When I visited the camp in which Bea worked in the office of UNRWA (the United Nations agency created to take care of refugees) while waiting for her visa for Canada, I felt a growing anger not only toward the Germans but also toward the “friendly” countries. They were treating the “displaced persons” like lepers or criminals. The situation had improved somewhat since Truman’s letter to Eisenhower, but the sensation of oppression persisted. Every prospective emigrant was subjected to endless requirements and interrogations before being granted a visa. They had to prove that they were in good health both
physically and mentally, that they were able to take their places in a “normal” society, that they would not go on public assistance, that friends or relatives could guarantee them jobs in their adopted countries. So much for our dream, in our rare moments of optimistic delirium, that if we survived we would be treated as long-lost brothers, carried in triumph to show how deeply humanity regretted what had been done to us.

This truth must be stated and restated: The suffering of the survivors did not end with the war; society wanted no part of them, either during or after. During the war all doors were closed to them, and afterward they remained shut. The evidence is irrefutable. They were kept in the places where they had suffered. Granted, after some delay they were housed (in barracks), fed (badly), and clothed (pitifully), but they were made to feel that they were beggars and poor relations, extra mouths to feed. Time does not heal all wounds. Some remain open and raw.

Those who were stupid or naïve enough to return to their countries of origin sometimes faced outright hostility from their former neighbors and countrymen. Instead of greeting them with flowers (as was done in Denmark), instead of hailing their survival, begging forgiveness for their indifference or worse, their compatriots regarded them with suspicion and rancor. “What, you’re back? Auschwitz must not have been so terrible after all.” In many places, they were denied compensation for their homes and property. When Bea went back to Sighet, she found strangers living in our house and had to stay with friends. A sociologist has argued that in Hungary the predominant motive for postwar anti-Semitism was that the populace feared the return of deportees whose apartments and factories they had confiscated. Kielce, in Poland, was the site of a genuine pogrom: more than fifty Jewish survivors were massacred in broad daylight. Elsewhere the number of victims was lower, apparently too low for the press to take notice. But everyone knew the Jews were being subjected yet again to hatred and terror. No, the tragedy of the survivors did not end with the liberation of the camps.
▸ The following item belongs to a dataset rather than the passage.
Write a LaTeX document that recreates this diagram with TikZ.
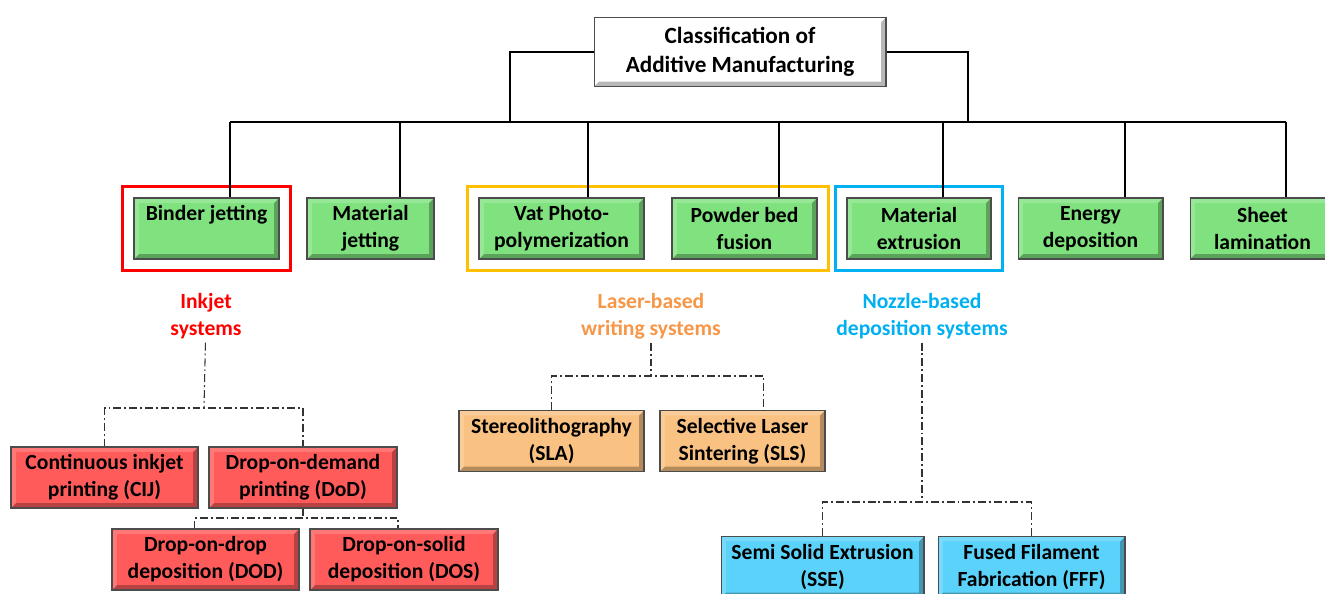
\documentclass[tikz,border=0pt]{standalone}
\usepackage{fontspec}
\setmainfont{Carlito}
\usepackage{tikz}
\usetikzlibrary{fit}

\definecolor{amgreen}{HTML}{7FE27F}
\definecolor{amred}{HTML}{FF5B5B}
\definecolor{amorange}{HTML}{FAC282}
\definecolor{amblue}{HTML}{5BD2FA}
\definecolor{lblorange}{HTML}{F79646}
\definecolor{lblblue}{HTML}{00B0F0}
\definecolor{frmgold}{HTML}{FFC000}

\newcommand\amfont{\fontsize{12.3}{15.3}\selectfont\bfseries}

\begin{document}
\begin{tikzpicture}[
    x=0.02cm, y=-0.02cm,
    bevelbox/.style={draw=black!70, line width=0.6pt, fill=#1, minimum height=1.22cm, inner sep=0pt, align=center, font=\amfont,
      path picture={
        \path (path picture bounding box.south west) coordinate (bSW)
              (path picture bounding box.south east) coordinate (bSE)
              (path picture bounding box.north east) coordinate (bNE)
              (path picture bounding box.north west) coordinate (bNW);
        \fill[black, opacity=0.28] (bSW) -- (bSE) -- (bNE) -- ([shift={(-2.8pt,-2.8pt)}]bNE) -- ([shift={(-2.8pt,2.8pt)}]bSE) -- ([shift={(2.8pt,2.8pt)}]bSW) -- cycle;
        \fill[white, opacity=0.18] (bSW) -- (bNW) -- (bNE) -- ([shift={(-2.8pt,-2.8pt)}]bNE) -- ([shift={(2.8pt,-2.8pt)}]bNW) -- ([shift={(2.8pt,2.8pt)}]bSW) -- cycle;
      }},
    group/.style={draw=#1, line width=1.3pt, inner sep=0.22cm},
    family/.style={text=#1, align=center, font=\amfont, inner sep=2pt},
    tree/.style={draw=black, line width=1pt},
    dd/.style={draw=black!80, line width=0.6pt, dash pattern=on 4.5pt off 1.7pt on 1.1pt off 1.7pt}
]
\useasboundingbox (0,0) rectangle (1325,593);

% root
\node[bevelbox=white, minimum width=5.84cm, minimum height=1.38cm, font=\fontsize{13.2}{16.4}\selectfont\bfseries] (root) at (740,52) {Classification of\\Additive Manufacturing};

% seven process categories
\node[bevelbox=amgreen, minimum width=2.9cm] (binder) at (206.5,228.5) {Binder jetting\\\phantom{g}};
\node[bevelbox=amgreen, minimum width=2.54cm] (matjet) at (370.5,228.5) {Material\\jetting};
\node[bevelbox=amgreen, minimum width=3.3cm] (vat) at (561.5,228.5) {Vat Photo-\\polymerization};
\node[bevelbox=amgreen, minimum width=2.9cm] (powder) at (744.5,228.5) {Powder bed\\fusion};
\node[bevelbox=amgreen, minimum width=2.88cm] (matext) at (919,228.5) {Material\\extrusion};
\node[bevelbox=amgreen, minimum width=2.9cm] (energy) at (1090.5,228.5) {Energy\\deposition};
\node[bevelbox=amgreen, minimum width=2.9cm] (sheet) at (1262.5,228.5) {Sheet\\lamination};

\node[group=red, fit=(binder)] (inkFrame) {};
\node[group=frmgold, fit=(vat) (powder)] (laserFrame) {};
\node[group=lblblue, fit=(matext)] (nozzleFrame) {};

% family labels
\node[family=red] (inkjet) at (206,316) {Inkjet\\systems};
\node[family=lblorange] (laser) at (651,316) {Laser-based\\writing systems};
\node[family=lblblue] (nozzle) at (922,316) {Nozzle-based\\deposition systems};

% printing techniques
\node[bevelbox=amred, minimum width=3.74cm] (cij) at (104.5,477.5) {Continuous inkjet\\printing (CIJ)};
\node[bevelbox=amred, minimum width=3.76cm] (dodp) at (303,477.5) {Drop-on-demand\\printing (DoD)};
\node[bevelbox=amred, minimum width=3.74cm] (dodd) at (205.5,559.5) {Drop-on-drop\\deposition (DOD)};
\node[bevelbox=amred, minimum width=3.76cm] (dos) at (404,559.5) {Drop-on-solid\\deposition (DOS)};
\node[bevelbox=amorange, minimum width=3.7cm] (sla) at (551.5,441) {Stereolithography\\(SLA)};
\node[bevelbox=amorange, minimum width=3.3cm] (sls) at (742.5,441) {Selective Laser\\Sintering (SLS)};
\node[bevelbox=amblue, minimum width=4.06cm] (sse) at (822.5,567) {Semi Solid Extrusion\\(SSE)};
\node[bevelbox=amblue, minimum width=3.74cm] (fff) at (1031.5,567) {Fused Filament\\Fabrication (FFF)};

% solid tree
\coordinate (busL) at (510,122);
\coordinate (busR) at (968,122);
\draw[tree] (root.west) -| (busL);
\draw[tree] (root.east) -| (busR);
\foreach \n/\x in {binder/230,matjet/400,vat/588,powder/779,matext/943,energy/1125,sheet/1286}{
  \coordinate (d\n) at (\x,122);
  \draw[tree] (d\n) -- (d\n |- \n.north);
}
\draw[tree] (dbinder) -- (dsheet);

% dash-dot branches
\coordinate (jInk) at (204,408);
\coordinate (jDod) at (303,518);
\coordinate (jLas) at (651,376);
\coordinate (jNoz) at (922,502);
\draw[dd] (inkjet) -- (jInk);
\draw[dd] (cij.north) |- (jInk) -| (dodp.north);
\draw[dd] (dodp.south) -- (jDod);
\draw[dd] ([xshift=-0.22cm]dodd.north) |- (jDod) -| ([xshift=-0.12cm]dos.north);
\draw[dd] (laser) -- (jLas);
\draw[dd] (sla.north) |- (jLas) -| ([xshift=0.42cm]sls.north);
\draw[dd] (nozzle) -- (jNoz);
\draw[dd] (sse.north) |- (jNoz) -| (fff.north);
\end{tikzpicture}
\end{document}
The ordeals Bea endured in the camps left her with damaged lungs, and the United States consequently denied her a visa. Like thousands of other survivors, she was considered “undesirable.” Canada, where there was a labor shortage, was less recalcitrant, its immigration laws more flexible. Bea therefore applied for a visa at the Canadian consulate. Here, too, no one was eager to be burdened by
her lungs, but in the end she got a visa to work as a housekeeper for a Jewish family in Montreal.